Voltar a todos os posts

Torcida

15 de Julho de 2021, por Regina Coelho

a expressão amigo da onça (amigo falso) teria surgido de uma piada envolvendo um caçador que, questionado por um colega sobre o que faria se lhe aparecesse pela frente uma onça, apresenta-lhe sucessivas e também hipotéticas estratégias de defesa, todas derrubadas pelo interlocutor, com quem perde a paciência. “Mas, afinal, você é meu amigo ou amigo da onça?”, retruca ele.

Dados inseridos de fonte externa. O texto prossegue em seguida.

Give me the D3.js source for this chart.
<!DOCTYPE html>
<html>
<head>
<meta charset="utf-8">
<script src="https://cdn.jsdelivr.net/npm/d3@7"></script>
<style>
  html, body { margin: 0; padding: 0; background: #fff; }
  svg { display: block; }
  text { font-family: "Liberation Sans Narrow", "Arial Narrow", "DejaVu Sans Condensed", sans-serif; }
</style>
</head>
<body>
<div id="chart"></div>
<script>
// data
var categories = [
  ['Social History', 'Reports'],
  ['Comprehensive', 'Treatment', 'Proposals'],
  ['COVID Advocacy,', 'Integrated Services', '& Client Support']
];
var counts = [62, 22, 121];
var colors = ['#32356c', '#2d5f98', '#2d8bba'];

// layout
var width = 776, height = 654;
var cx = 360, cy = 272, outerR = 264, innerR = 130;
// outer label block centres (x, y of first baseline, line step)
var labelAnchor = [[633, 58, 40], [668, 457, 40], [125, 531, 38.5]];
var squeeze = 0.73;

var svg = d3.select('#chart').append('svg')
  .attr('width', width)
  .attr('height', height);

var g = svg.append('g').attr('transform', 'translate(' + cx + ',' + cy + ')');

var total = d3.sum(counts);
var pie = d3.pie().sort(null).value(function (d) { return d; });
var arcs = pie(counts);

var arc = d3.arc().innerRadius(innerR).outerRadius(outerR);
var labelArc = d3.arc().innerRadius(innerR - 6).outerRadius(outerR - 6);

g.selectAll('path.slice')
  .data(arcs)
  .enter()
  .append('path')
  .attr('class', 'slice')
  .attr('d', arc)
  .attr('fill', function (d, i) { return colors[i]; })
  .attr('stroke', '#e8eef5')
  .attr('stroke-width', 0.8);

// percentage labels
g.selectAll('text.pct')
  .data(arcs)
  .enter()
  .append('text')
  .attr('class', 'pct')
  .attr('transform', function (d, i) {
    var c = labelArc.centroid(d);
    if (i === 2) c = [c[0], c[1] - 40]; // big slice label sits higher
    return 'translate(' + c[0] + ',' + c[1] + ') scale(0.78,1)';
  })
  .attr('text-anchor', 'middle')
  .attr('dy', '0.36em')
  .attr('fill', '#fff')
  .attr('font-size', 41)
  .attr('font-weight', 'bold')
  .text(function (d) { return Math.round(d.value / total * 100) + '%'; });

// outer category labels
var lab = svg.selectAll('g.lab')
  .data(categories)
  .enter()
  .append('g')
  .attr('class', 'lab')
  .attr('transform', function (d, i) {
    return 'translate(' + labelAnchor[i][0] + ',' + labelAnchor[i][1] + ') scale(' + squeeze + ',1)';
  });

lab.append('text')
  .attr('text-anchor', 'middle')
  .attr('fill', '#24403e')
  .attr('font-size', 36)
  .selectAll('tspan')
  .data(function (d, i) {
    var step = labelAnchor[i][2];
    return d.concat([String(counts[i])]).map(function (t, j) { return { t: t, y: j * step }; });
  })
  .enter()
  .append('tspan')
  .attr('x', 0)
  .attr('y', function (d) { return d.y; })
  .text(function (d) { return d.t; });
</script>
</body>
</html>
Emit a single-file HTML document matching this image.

Pois é. Ficção e falsidade à parte, é fato que estamos a todo instante de um lado ou do outro, torcendo contra, a favor ou para, uma vez que, segundo afirmam, podemos até não admitir, mas parece não existir mesmo a imparcialidade. Com base nessa premissa, torcemos sempre. Meu pai adorava acompanhar os jogos de futebol pelo rádio e pela tevê. Não jogando a seleção brasileira ou o Cruzeiro, para os quais torcia, escolhia logo torcer para a equipe considerada mais fraca. Ainda nesse campo esportivo, cabe lembrar aquele tipo apaixonado, conhecido como torcedor de carteirinha, roxo, doente ou fanático por seu time do coração, para quem não existe aquela história de ser simpatizante. É muito mais. É paixão por um só escudo. Sentimento esse, por exemplo, devotado ao Galo pelo escritor mineiro Roberto Drummond (1933-2002) e por ele imortalizado ao declarar em frase (hoje famosa) de uma de suas inúmeras crônicas que “se houver uma camisa branca e preta pendurada num varal durante uma tempestade, o atleticano torce contra o vento”.

Estar na torcida significa ter a expectativa de que certo resultado se concretize. Pode ser no bloco do eu sozinho(a) para causas particulares ou não. Pode ser na torcida organizada (sem violência, por favor!) ou não, uniformizada ou não, servindo de incentivo a muitos propósitos. É presença certa em concursos de beleza e de música, gincanas, desfiles de escolas de samba, programas estilo reality show e eleições de toda ordem, entre outras situações. Quando é o caso, torcida de verdade é aquela que vota, grita, empurra, vibra, xinga, bota pressão... tudo em busca dos bons efeitos no empenho de torcer.

Esportivamente falando, para além das competições anuais, de modo geral, nada mexe tanto com os torcedores do que a realização de uma Copa do Mundo de futebol e dos Jogos Olímpicos, eventos intercontinentais. É neste cenário ainda pandêmico que ocorrerá de 23 de julho a 8 de agosto deste ano a Olimpíada de Tóquio. Pela grandiosidade do evento, que reúne os atletas de mais alta performance de cada país, é possível imaginar o grau de importância que esse momento tem para eles. Estar entre os melhores do mundo já é uma vitória. Subir ao pódio, então, é a glória. Para nós, torcedores brasileiros, não tão acostumados a ver no peito de nossos atletas olímpicos a conquista de uma cobiçada medalha, é emoção pura, natural e compreensível. Nessa hora, equivale a ver o Brasil que dá certo.

Fora desse contexto, mas trazendo esse mesmo sentimento de amor pelo nosso país, uma questão se coloca: o que é ser patriota no dia a dia distante desses prováveis e esparsos sucessos das competições do esporte? Certamente que não é alguém se sentir mais brasileiro porque se veste de verde e amarelo ou se enrola na bandeira nacional em aparições públicas. Certamente que não é também alguém se sentir mais patriota porque sabe de cor e salteado o hino nacional brasileiro, mesmo desconhecendo o sentido de sua letra, complexa, por sinal.

Instituídos como símbolos nacionais (os outros são o selo e o brasão), a bandeira – especialmente o verde e o amarelo que a identificam como tal – e o hino do Brasil são de todos, sem o propósito de exclusividade por parte de alguns campos políticos. Dos dois podemos nos apropriar com orgulho. Mas, acima de tudo, ser patriota não deve ter o mero significado de defender posições ufanistas. Ser patriota é gostar de sua pátria, é poder ser cidadão de fato, consciente de seus direitos e deveres. É poder viver e trabalhar em paz com liberdade e dignidade. É ter atitudes do bem pelo bem comum dos brasileiros.

Nessa torcida pelo Brasil devemos querer estar. Ganharemos todos.